The great New Yorker writer Calvin Trillin used to say that there is only one fruitcake. It is just shipped from person to person each Christmas so no one has to eat it.
Marie Rudisill would probably give that old Yankee a piece of her mind. “Fruitcakes are true ambrosia,” she wrote, “the queen of cakes.”
Rudisill contended that fruitcakes should be baked four months in advance and soaked in brandy, sherry or bourbon.
We can’t argue with the booze part. But heck, The Bitter Southerner is barely four months old. And where would we have found candied orange peel in August?
What were we to do? Send out for Claxton? (Um, no thanks.)
Instead, we asked one of the best bakers we know — Audrey Gatliff of Tiny Buffalo Baking Co. — to help us out. She treated us to this delicious Coconut Fruitcake, adapted from “Fruitcake: Heirloom Recipes and Memories of Truman Capote and Cousin Sook” (UNC Press).
We recommend serving it with several huge dollops of bourbon whipped cream.
2 cups chopped nuts (pecans or walnuts)
1½ cup snipped pitted dates
1 cup candied cherries
1 cup candied pineapple
½ cup candied orange peel
½ cup candied lemon peel
2 cups sifted all-purpose flour
1 teaspoon salt
1 teaspoon baking powder
1 teaspoon ground allspice
½ teaspoon ground nutmeg
½ teaspoon ground cloves
1 cup (2 sticks) butter, at room temperature
½ cup sugar
½ cup honey
5 eggs
⅓ cup orange juice
1 cup raisins
1⅓ cups flaked coconut
In a large bowl, shake nuts, dates and candied fruits in ¼ cup of the flour and set aside.

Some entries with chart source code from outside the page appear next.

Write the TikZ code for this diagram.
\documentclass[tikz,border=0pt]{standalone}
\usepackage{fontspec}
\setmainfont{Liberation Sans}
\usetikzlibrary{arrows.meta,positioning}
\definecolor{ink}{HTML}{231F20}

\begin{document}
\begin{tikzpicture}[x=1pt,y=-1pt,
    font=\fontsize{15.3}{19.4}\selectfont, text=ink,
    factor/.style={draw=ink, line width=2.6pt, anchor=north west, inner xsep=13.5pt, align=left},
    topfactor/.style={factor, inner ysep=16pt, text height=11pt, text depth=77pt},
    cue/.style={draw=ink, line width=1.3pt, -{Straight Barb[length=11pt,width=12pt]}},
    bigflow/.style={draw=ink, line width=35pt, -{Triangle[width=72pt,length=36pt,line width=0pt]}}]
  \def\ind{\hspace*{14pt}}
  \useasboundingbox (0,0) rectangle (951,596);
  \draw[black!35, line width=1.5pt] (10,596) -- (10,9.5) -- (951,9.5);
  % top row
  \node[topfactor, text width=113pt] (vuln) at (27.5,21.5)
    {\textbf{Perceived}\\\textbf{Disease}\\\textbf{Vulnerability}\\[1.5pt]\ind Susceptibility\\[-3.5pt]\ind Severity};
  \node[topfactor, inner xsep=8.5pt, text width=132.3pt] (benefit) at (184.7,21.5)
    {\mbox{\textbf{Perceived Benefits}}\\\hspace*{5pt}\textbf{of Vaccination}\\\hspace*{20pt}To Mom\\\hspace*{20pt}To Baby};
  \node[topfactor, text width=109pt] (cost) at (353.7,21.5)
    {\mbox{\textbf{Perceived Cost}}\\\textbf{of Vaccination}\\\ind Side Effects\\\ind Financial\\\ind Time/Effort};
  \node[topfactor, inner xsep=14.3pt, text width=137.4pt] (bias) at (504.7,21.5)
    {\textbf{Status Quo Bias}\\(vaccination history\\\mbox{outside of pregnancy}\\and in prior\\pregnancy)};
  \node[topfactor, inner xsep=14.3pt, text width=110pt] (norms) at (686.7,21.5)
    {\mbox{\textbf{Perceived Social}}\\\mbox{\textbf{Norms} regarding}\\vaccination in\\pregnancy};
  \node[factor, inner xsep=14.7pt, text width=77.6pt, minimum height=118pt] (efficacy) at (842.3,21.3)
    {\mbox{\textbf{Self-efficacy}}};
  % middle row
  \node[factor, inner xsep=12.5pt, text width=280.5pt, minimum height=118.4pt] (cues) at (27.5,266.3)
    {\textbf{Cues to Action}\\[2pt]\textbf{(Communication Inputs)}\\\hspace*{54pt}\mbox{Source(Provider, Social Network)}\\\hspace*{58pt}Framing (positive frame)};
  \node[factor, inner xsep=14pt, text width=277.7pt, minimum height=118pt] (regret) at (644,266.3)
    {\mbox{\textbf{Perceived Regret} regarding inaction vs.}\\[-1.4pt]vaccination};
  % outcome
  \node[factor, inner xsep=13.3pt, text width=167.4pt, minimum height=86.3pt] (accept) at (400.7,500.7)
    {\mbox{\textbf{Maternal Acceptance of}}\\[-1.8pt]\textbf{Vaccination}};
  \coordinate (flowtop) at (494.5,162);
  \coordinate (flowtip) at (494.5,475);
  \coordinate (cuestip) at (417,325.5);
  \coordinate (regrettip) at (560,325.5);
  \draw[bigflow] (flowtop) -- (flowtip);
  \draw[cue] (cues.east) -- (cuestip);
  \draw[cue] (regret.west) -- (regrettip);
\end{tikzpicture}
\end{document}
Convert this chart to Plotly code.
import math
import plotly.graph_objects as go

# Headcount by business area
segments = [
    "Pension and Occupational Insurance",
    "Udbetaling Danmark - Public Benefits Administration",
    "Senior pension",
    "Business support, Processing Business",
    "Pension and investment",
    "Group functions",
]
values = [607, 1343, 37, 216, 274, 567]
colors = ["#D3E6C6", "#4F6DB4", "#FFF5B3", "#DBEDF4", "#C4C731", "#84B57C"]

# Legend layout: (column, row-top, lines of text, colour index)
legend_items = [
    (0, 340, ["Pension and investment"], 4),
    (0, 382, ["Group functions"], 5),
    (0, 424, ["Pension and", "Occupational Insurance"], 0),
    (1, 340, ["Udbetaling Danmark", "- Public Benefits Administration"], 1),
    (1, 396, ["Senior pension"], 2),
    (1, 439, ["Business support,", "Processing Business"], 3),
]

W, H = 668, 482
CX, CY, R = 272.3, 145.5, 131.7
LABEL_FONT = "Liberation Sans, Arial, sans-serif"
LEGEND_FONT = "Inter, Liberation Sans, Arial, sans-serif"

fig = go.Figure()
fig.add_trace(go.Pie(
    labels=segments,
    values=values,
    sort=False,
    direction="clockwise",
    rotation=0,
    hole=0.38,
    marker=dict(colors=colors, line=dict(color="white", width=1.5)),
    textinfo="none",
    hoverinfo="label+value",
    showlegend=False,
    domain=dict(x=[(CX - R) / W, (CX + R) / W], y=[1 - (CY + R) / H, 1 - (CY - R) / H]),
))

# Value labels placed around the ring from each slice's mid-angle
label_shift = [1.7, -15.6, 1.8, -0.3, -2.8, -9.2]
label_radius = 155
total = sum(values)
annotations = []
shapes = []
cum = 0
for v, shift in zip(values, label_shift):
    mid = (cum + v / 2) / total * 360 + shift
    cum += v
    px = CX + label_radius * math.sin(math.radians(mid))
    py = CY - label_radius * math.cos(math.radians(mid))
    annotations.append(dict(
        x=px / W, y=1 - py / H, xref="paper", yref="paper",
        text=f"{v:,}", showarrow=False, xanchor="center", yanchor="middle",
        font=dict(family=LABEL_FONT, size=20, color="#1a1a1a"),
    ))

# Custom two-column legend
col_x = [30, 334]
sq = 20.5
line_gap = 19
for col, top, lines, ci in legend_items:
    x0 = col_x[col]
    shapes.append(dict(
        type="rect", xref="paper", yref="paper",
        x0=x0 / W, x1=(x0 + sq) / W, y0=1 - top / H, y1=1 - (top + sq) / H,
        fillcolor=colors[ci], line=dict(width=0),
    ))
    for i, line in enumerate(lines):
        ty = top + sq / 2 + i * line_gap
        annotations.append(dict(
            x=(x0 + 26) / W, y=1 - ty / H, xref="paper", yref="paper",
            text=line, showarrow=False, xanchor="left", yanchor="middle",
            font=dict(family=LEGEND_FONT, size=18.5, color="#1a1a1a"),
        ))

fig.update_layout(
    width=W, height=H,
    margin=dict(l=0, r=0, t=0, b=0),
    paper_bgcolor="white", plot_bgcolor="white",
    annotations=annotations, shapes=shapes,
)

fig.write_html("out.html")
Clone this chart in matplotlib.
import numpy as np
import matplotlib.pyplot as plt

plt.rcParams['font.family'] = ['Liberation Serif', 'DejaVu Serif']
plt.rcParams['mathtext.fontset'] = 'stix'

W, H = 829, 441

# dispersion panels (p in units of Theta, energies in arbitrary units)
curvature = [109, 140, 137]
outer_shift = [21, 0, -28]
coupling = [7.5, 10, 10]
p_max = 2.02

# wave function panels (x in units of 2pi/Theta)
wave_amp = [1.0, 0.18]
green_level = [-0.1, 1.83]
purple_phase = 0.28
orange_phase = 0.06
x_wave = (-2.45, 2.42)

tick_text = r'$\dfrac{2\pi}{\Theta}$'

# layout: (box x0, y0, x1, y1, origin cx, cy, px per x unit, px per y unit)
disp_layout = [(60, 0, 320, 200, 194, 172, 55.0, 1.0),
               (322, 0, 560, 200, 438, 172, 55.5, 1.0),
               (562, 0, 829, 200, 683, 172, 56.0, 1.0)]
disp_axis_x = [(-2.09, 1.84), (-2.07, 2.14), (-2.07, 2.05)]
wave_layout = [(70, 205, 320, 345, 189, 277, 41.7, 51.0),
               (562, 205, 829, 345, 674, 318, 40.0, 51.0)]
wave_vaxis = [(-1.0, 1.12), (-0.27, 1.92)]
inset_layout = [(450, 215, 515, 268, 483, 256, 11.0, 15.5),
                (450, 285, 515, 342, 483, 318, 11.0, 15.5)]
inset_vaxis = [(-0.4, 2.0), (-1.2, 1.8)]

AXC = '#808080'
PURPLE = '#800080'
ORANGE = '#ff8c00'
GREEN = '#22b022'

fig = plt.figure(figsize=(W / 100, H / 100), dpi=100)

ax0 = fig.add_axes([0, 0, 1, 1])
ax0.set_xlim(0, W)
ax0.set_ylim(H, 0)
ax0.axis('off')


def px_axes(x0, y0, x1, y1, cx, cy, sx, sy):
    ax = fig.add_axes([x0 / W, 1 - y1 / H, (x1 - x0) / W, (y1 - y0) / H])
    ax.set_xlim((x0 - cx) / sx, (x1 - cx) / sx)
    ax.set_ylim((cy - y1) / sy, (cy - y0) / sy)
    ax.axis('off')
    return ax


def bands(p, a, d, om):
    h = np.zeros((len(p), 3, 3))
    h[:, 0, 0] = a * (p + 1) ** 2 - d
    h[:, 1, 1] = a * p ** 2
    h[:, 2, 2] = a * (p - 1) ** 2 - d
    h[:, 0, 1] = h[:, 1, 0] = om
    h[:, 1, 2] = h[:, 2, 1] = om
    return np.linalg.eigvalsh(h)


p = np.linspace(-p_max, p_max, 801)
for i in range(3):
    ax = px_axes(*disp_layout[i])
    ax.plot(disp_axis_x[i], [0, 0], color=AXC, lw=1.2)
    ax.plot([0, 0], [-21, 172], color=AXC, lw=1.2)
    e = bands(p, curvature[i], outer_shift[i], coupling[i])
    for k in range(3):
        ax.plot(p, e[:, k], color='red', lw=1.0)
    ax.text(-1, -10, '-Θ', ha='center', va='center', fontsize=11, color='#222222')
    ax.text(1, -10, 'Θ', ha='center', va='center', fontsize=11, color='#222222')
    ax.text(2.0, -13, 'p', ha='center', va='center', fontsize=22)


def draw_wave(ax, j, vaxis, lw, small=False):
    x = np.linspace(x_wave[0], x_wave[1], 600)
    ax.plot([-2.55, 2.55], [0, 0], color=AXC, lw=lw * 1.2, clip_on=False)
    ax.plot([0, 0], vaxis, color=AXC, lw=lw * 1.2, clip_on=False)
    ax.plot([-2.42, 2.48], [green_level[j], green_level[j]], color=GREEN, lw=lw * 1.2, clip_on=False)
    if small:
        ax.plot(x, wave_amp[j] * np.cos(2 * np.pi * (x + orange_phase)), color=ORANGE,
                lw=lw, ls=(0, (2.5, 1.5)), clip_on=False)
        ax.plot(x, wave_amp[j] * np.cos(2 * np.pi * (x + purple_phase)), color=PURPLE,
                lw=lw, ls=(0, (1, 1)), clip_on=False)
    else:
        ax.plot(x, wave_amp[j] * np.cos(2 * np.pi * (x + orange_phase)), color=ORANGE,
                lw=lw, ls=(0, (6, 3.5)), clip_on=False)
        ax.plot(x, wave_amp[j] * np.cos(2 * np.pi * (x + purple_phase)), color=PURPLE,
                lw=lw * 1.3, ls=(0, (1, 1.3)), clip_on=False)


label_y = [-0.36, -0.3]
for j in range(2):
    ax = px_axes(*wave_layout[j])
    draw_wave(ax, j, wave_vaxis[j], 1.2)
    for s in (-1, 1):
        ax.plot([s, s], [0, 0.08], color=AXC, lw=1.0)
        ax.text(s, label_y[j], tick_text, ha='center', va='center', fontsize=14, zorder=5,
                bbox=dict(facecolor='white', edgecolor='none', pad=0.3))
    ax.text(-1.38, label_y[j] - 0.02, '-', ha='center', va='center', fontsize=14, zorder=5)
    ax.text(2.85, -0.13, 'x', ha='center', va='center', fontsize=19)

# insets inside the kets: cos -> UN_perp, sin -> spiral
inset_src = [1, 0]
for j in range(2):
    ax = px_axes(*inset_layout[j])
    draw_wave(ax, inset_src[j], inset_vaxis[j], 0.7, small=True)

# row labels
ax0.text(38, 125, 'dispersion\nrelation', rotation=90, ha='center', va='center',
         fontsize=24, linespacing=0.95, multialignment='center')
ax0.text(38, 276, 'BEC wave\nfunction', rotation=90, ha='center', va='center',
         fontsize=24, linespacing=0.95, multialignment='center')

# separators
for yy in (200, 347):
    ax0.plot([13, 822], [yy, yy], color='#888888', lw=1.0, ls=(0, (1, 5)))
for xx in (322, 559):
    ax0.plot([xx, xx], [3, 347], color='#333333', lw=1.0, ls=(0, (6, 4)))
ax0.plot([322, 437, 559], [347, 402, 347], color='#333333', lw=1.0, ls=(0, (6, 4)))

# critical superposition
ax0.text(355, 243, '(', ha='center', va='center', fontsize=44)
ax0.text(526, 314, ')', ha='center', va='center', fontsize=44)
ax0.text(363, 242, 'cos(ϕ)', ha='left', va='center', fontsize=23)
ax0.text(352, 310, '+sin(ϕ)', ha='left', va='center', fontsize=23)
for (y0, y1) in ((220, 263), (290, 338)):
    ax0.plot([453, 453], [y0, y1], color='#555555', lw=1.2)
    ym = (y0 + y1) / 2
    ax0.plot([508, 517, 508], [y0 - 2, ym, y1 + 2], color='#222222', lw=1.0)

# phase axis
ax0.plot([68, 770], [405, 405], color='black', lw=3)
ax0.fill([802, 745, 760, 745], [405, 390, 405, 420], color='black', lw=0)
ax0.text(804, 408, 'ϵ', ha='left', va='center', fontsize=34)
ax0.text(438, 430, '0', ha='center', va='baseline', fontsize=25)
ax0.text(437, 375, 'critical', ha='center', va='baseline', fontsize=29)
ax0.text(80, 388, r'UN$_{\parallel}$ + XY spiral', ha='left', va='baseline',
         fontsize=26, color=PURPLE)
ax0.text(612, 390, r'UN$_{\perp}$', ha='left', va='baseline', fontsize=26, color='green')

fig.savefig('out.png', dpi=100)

In another bowl, sift together the dry ingredients — the remaining flour, the salt, baking powder and spices — and set aside.
In the bowl of stand mixer fitted with its paddle beater, cream together the butter and sugar, then stir in the honey. Then add the eggs one at a time, beating well after adding each one.
Add the dry ingredients to the creamed mixture, in batches alternately with the orange juice. Finally, stir in raisins and coconut.
Pour the batter over the floured candied fruit and nut mixture; mix well.
Bake low and slow — 275 degrees for about three hours in a large pan (angel food or loaf) or two small loaf pans.
To make bourbon whipped cream: In a medium mixing bowl, beat 1 cup chilled heavy whipping cream, 1 tablespoon bourbon, ¼ teaspoon real vanilla extract and 2 teaspoons of confectioners’ sugar. When the cream begins to form stiff peaks, taste a little with your fingertip and add a bit more sugar or bourbon to taste.